The problems inherent in dealing with people with mental illness are multiple and often can seem insurmountable. For starters, this is a chronic illness that is never “cured”. It can be controlled but that control can slip faster than a politician’s ethics. For many people with mental illness, taking medication makes them feel much, much better. And when they are feeling that much better, they resent some of the chronic side effects of the fairly heavy-duty drugs they must take daily. Eventually they figure they are doing so well they don’t need medication anymore. And the cycle starts anew.

Another problem in helping the mentally ill is that we are (thankfully) a country that recognizes the rights of individuals to make their own decisions so long as those decisions do not harm them or others. So even though the family of a mentally ill person might see the disintegration in thought and behavior occurring, until such time as it causes significant harm or danger to someone, there is nothing the law can do to help them.

What families get to do is watch a person they love descend further into that black hole until society finally finds their actions so egregious that they are taken to a locked facility for the help they do not want to willingly accept. And what happens in that facility? They are given counseling and medication and they slowly come back to a healthier mental state. Which means that they are no longer considered a threat to themselves or others and so are released. Cue the start of the cycle again.

For most families living with this cycle, the tragedy in Arizona is one they know could happen to them. They know the next phone call can bring news of some unimaginable horror, whether because their relative has hurt someone or finally, unable to stand the constant pain, permanently put themselves beyond that pain.

The answers for those suffering from mental illnesses are few and rarely totally successful. Because of the chronic nature of these diseases, society is asked to continue to put money into care for people who are often not able to contribute back to society anything near what society is asked to give to them. Some are. But many cling to the rungs of “sanity” with their fingertips and have no energy to do much more than hold on.

Our society is not famous for being patient. When problems arise, we want them solved sometime between the first commercial and the next show. Beyond that we tend to lose focus.

It was easier in the past when people with mental illnesses were put in institutions and we locked the doors and walked away. But what was easier for society was not very helpful to the mentally ill, nor was it very fair to lock people up for their whole lives because they were ill. Even some murderers get a chance for parole.
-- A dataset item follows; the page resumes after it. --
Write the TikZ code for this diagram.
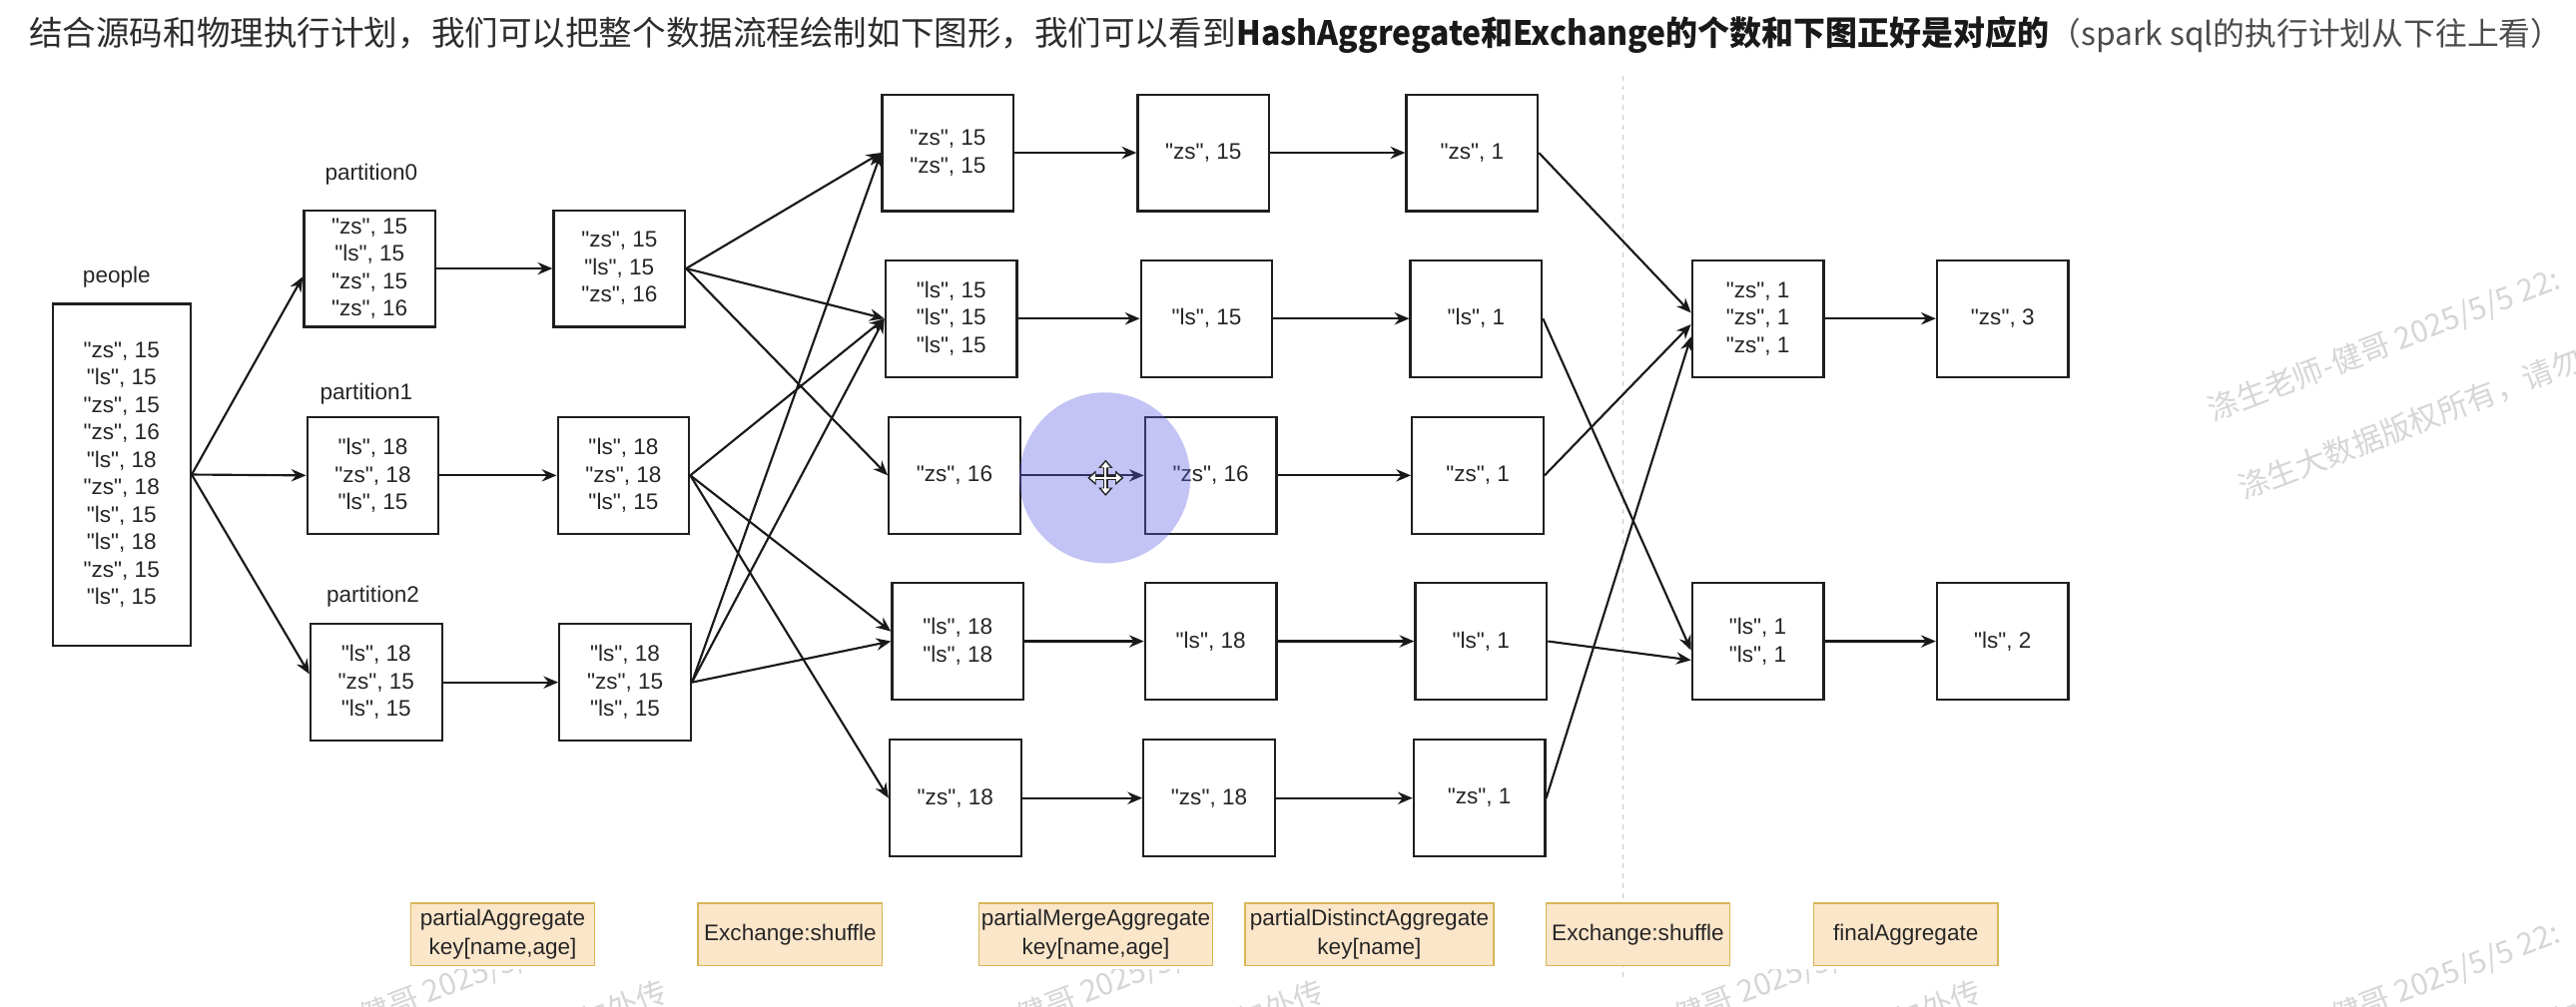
\documentclass[tikz,border=0pt]{standalone}
\usepackage{fontspec}
\usetikzlibrary{arrows.meta}
\newfontfamily\boxf{Liberation Sans}
\newfontfamily\cjk{Noto Sans CJK SC}
\definecolor{lblfill}{RGB}{252,230,202}
\definecolor{lbldraw}{RGB}{214,182,86}
\definecolor{titlec}{RGB}{45,45,45}
\definecolor{wmark}{RGB}{214,214,214}
\definecolor{spot}{RGB}{90,90,230}
\begin{document}
\begin{tikzpicture}[x=1pt,y=-1pt,
  box/.style={draw=black!88, line width=1.35pt, minimum width=80pt, minimum height=71pt, inner sep=0pt, align=center, text=black!85, font=\boxf\fontsize{13.7}{16.7}\selectfont},
  captxt/.style={inner sep=0pt, text=black!85, font=\boxf\fontsize{13.7}{16.7}\selectfont},
  lbl/.style={draw=lbldraw, fill=lblfill, line width=1pt, minimum height=38pt, inner sep=0pt, align=center, text=black!85, font=\boxf\fontsize{13.7}{18}\selectfont},
  arr/.style={draw=black!90, line width=1.3pt, -{Stealth[length=9pt,width=7.5pt,inset=3pt]}},
  wm/.style={anchor=base west, inner sep=0pt, rotate=21, text=wmark, font=\cjk\fontsize{18.5}{20}\selectfont},
  ttl/.style={anchor=base west, inner sep=0pt},
]
\useasboundingbox[fill=white] (0,0) rectangle (1568,613);

% ---------- watermark (visible only outside the drawing canvas)
\begin{scope}
\clip (1335,0) rectangle (1568,613) (0,590) rectangle (1568,613);
\foreach \px/\py [count=\i] in {147/655, 547/655, 947/655, 1347/655, 1347/257} {
  \node[wm] (wmA\i) at (\px,\py) {涤生老师-健哥 2025/5/5 22:};
  \node[wm] (wmB\i) at (\px+18.7,\py+47.5) {涤生大数据版权所有，请勿外传};
}
\end{scope}

% ---------- title
\node[ttl, text=titlec, font=\cjk\fontsize{20.4}{24}\selectfont] (t1) at (17.6,27.5) {结合源码和物理执行计划，我们可以把整个数据流程绘制如下图形，我们可以看到};
\node[ttl, text=black!90, font=\cjk\bfseries\fontsize{20.4}{24}\selectfont] (t2) at (t1.base east) {\scalebox{0.952}[1]{HashAggregate和Exchange的个数和下图正好是对应的}};
\node[ttl, text=black!70, font=\cjk\fontsize{19.3}{24}\selectfont] (t3) at (t2.base east) {（spark sql的执行计划从下往上看）};

% ---------- page break line
\draw[black!22, line width=0.8pt, dash pattern=on 3pt off 3pt] (988,46) -- (988,597);

% ---------- source
\node[captxt] (lpeople) at (71,169) {people};
\node[box, minimum width=84pt, minimum height=208pt] (people) at (74,289) {"zs", 15\\"ls", 15\\"zs", 15\\"zs", 16\\"ls", 18\\"zs", 18\\"ls", 15\\"ls", 18\\"zs", 15\\"ls", 15};

% ---------- partitions
\node[captxt] (lp0) at (226,106) {partition0};
\node[captxt] (lp1) at (223,240) {partition1};
\node[captxt] (lp2) at (227,363) {partition2};
\node[box] (P0) at (225,163.5) {"zs", 15\\"ls", 15\\"zs", 15\\"zs", 16};
\node[box] (P1) at (227,289.5) {"ls", 18\\"zs", 18\\"ls", 15};
\node[box] (P2) at (229,415.5) {"ls", 18\\"zs", 15\\"ls", 15};

\node[box] (Q0) at (377,163.5) {"zs", 15\\"ls", 15\\"zs", 16};
\node[box] (Q1) at (379.5,289.5) {"ls", 18\\"zs", 18\\"ls", 15};
\node[box] (Q2) at (380.5,415.5) {"ls", 18\\"zs", 15\\"ls", 15};

% ---------- after shuffle
\node[box] (A3) at (577,93) {"zs", 15\\"zs", 15};
\node[box] (B3) at (579,194) {"ls", 15\\"ls", 15\\"ls", 15};
\node[box] (C3) at (581,289.5) {"zs", 16};
\node[box] (D3) at (583,390.5) {"ls", 18\\"ls", 18};
\node[box] (E3) at (581.5,486) {"zs", 18};

\node[box] (A4) at (732.5,93) {"zs", 15};
\node[box] (B4) at (734.5,194) {"ls", 15};
\node[box] (C4) at (737,289.5) {"zs", 16};
\node[box] (D4) at (737,390.5) {"ls", 18};
\node[box] (E4) at (736,486) {"zs", 18};

\node[box] (A5) at (896,93) {"zs", 1};
\node[box] (B5) at (898.5,194) {"ls", 1};
\node[box] (C5) at (899.5,289.5) {"zs", 1};
\node[box] (D5) at (901.5,390.5) {"ls", 1};
\node[box] (E5) at (900.5,486) {"zs", 1};

\node[box] (F) at (1070,194) {"zs", 1\\"zs", 1\\"zs", 1};
\node[box] (G) at (1070,390.5) {"ls", 1\\"ls", 1};
\node[box] (H) at (1219,194) {"zs", 3};
\node[box] (I) at (1219,390.5) {"ls", 2};

% ---------- connectors
\draw[arr] (people.east) -- ([yshift=-5pt]P0.west);
\draw[arr] (people.east) -- (P1.west);
\draw[arr] (people.east) -- ([yshift=5pt]P2.west);
\draw[arr] (P0) -- (Q0);
\draw[arr] (P1) -- (Q1);
\draw[arr] (P2) -- (Q2);

\draw[arr] (Q0.east) -- (A3.west);
\draw[arr] (Q0.east) -- (B3.west);
\draw[arr] (Q0.east) -- (C3.west);
\draw[arr] (Q1.east) -- (B3.west);
\draw[arr] (Q1.east) -- ([yshift=6pt]D3.west);
\draw[arr] (Q1.east) -- (E3.west);
\draw[arr] (Q2.east) -- (A3.west);
\draw[arr] (Q2.east) -- (B3.west);
\draw[arr] (Q2.east) -- (D3.west);

\foreach \r in {A,B,C,D,E} {
  \draw[arr] (\r3.east) -- (\r4.west);
  \draw[arr] (\r4.east) -- (\r5.west);
}

\draw[arr] (A5.east) -- ([yshift=3.5pt]F.west);
\draw[arr] (C5.east) -- ([yshift=-3.5pt]F.west);
\draw[arr] (E5.east) -- ([yshift=-11pt]F.west);
\draw[arr] (B5.east) -- ([yshift=-5.5pt]G.west);
\draw[arr] (D5.east) -- ([yshift=-11.5pt]G.west);
\draw[arr] (F) -- (H);
\draw[arr] (G) -- (I);

% ---------- stage labels
\node[lbl, minimum width=112pt] (s1) at (306,569) {partialAggregate\\key[name,age]};
\node[lbl, minimum width=112pt] (s2) at (481,569) {Exchange:shuffle};
\node[lbl, minimum width=142pt] (s3) at (667,569) {partialMergeAggregate\\key[name,age]};
\node[lbl, minimum width=151pt] (s4) at (833.5,569) {partialDistinctAggregate\\key[name]};
\node[lbl, minimum width=112pt] (s5) at (997,569) {Exchange:shuffle};
\node[lbl, minimum width=112pt] (s6) at (1160,569) {finalAggregate};

% ---------- pointer highlight
\fill[spot, opacity=0.36] (672.5,291) circle[radius=52pt];
\begin{scope}[shift={(673,291)}]
  \draw[black!85, line width=3pt, {Triangle[length=5pt,width=8.5pt]}-{Triangle[length=5pt,width=8.5pt]}] (-11,0) -- (11,0);
  \draw[black!85, line width=3pt, {Triangle[length=5pt,width=8.5pt]}-{Triangle[length=5pt,width=8.5pt]}] (0,-11) -- (0,11);
  \draw[white, line width=1.2pt, {Triangle[length=3.2pt,width=5.2pt]}-{Triangle[length=3.2pt,width=5.2pt]}] (-9.6,0) -- (9.6,0);
  \draw[white, line width=1.2pt, {Triangle[length=3.2pt,width=5.2pt]}-{Triangle[length=3.2pt,width=5.2pt]}] (0,-9.6) -- (0,9.6);
\end{scope}
\end{tikzpicture}
\end{document}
And most mentally ill people are simply not guilty of anything more or less than being ill.

The hope, as always, is that someday science will find the root cause of mental illness and a way to treat it at its base so that people can go on to live healthy productive lives. Until that time, our resources are limited and the impetus for us as a society to provide the amount of care needed to keep both us and people suffering from these illnesses safe waxes and wanes with each new tragedy.

Meanwhile, family watch with grief as someone they love so very much is seemingly immune to all their attempts to help. Someday, we will look back at the way we treat mental illness today the same way we look back at bleeding patients to cure their black humors in medieval times – something barbaric and ignorant. Yet, tragically, it’s all we currently have to offer.